Kateri was declared Venerable by Pope Pius XII on January 3, 1943, and beatified by Pope John Paul II in 1980. On Dec. 19, 2011, Pope Benedict XVI signed a decree officially acknowledging another miracle attributed to her intervention, which the Vatican Information Service reported will mean that the Church can soon expect that Blessed Kateri will soon be canonized, making her “the first native North American to be raised to the glory of the altars”.

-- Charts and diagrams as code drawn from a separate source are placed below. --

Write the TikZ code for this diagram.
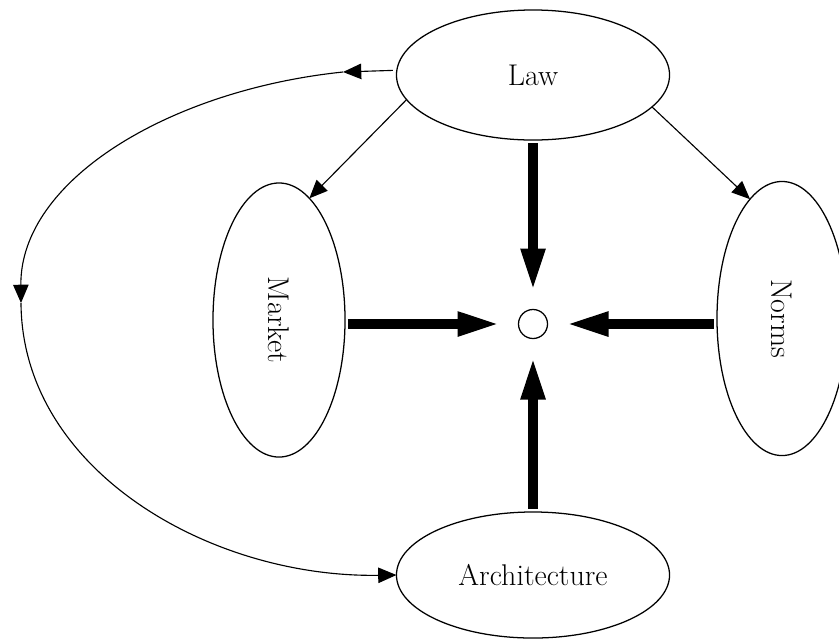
\documentclass[tikz,border=0pt]{standalone}
\usepackage{graphicx}
\usepackage{xcolor}
\usepackage{tikz}
\usetikzlibrary{arrows.meta,shapes.geometric}
\definecolor{figline}{RGB}{0,0,0}
\tikzset{
  blob/.style ={ellipse, draw=figline, line width=0.9pt, inner sep=0pt, outer sep=0pt,
                font=\fontsize{21.3}{25}\selectfont},
  hub/.style  ={circle, draw=figline, line width=0.9pt, minimum size=0.725cm, inner sep=0pt, outer sep=0pt},
  ptr/.style  ={draw=figline, line width=0.8pt, -{Triangle[length=13pt,width=11pt]}},
  push/.style ={draw=figline, line width=6.7pt, -{Triangle[length=30pt,width=16pt]},
                shorten <=0.08cm, shorten >=0.47cm},
}
\begin{document}
\begin{tikzpicture}[x=0.025cm,y=-0.025cm]
  \useasboundingbox (0,0) rectangle (839,640);
  \node[blob, minimum width=6.825cm, minimum height=3.25cm] (law) at (533,75) {Law};
  \node[blob, minimum width=3.3cm, minimum height=6.85cm] (market) at (279,320) {\rotatebox{-90}{Market}};
  \node[blob, minimum width=3.25cm, minimum height=6.85cm] (norms) at (782,318.5) {\rotatebox{-90}{Norms}};
  \node[blob, minimum width=6.825cm, minimum height=3.15cm] (arch) at (533,575) {Architecture};
  \node[hub] (dot) at (533,324) {};
  \coordinate (bendtop) at (343,72);
  \coordinate (bendleft) at (21,303);
  \draw[ptr] (law.191) -- (market.76);
  \draw[ptr] (law.345) -- (norms.105);
  \draw[push] (law.south) -- (dot.north);
  \draw[push] (market.east |- dot) -- (dot.west);
  \draw[push] (norms.west |- dot) -- (dot.east);
  \draw[push] (arch.north) -- (dot.south);
  \draw[ptr, shorten <=0.1cm] (law.178) -- (bendtop);
  \draw[ptr] (bendtop) .. controls (170,90) and (20,180) .. (bendleft);
  \draw[ptr] (bendleft) .. controls (22,470) and (210,578) .. (arch.west);
\end{tikzpicture}
\end{document}
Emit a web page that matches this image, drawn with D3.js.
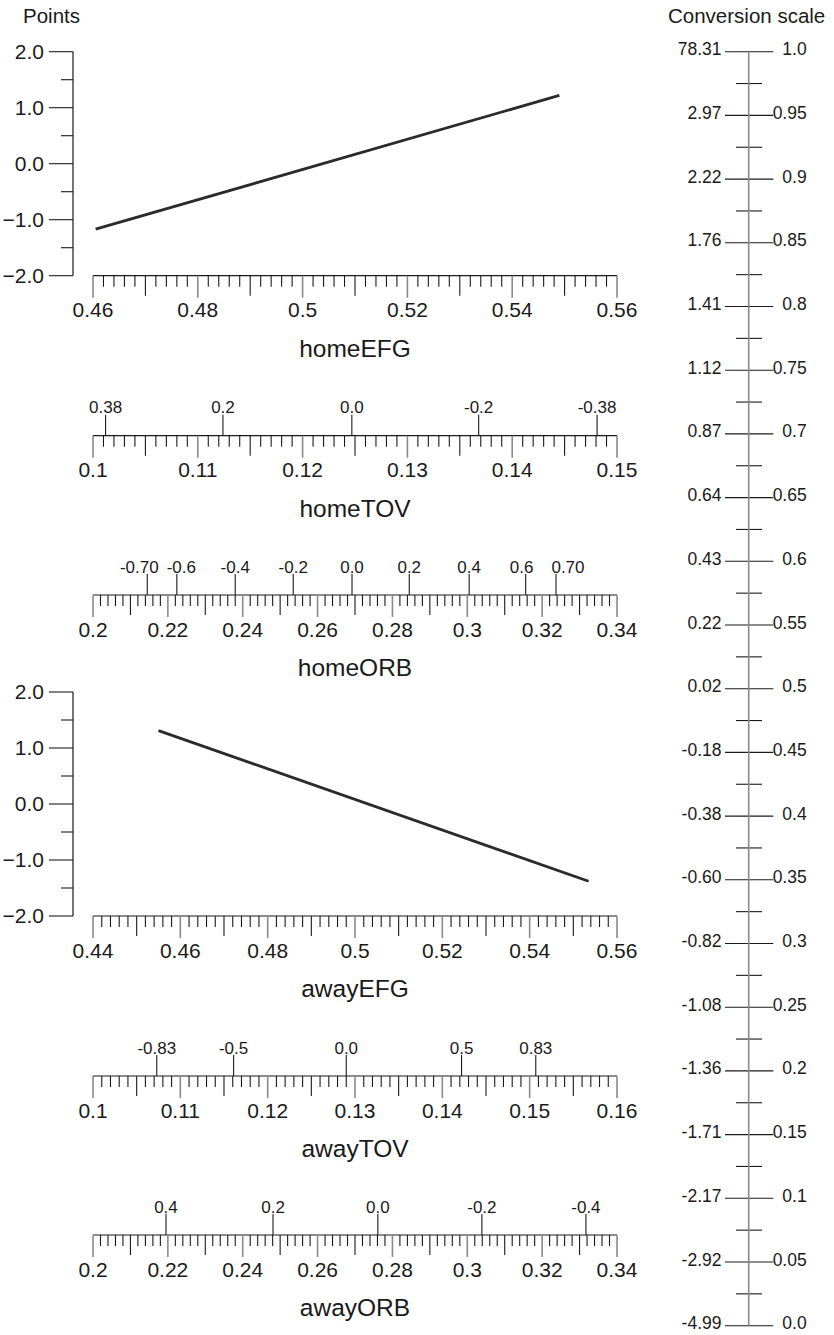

Today, there are a number of shrines and centres dedicated to Kateri in both the United States and Canada, including the National Shrine of Blessed Kateri Tekakwitha at the site of her baptism in Fonda, New York, the Kateri Centre at her burial site at the St. Francis Xavier Mission in Kahnawake, which today is in the Diocese of Saint-Jean-Longueuil, and the Shrine of Our Lady of Martyrs at her birthplace in Auriesville, New York.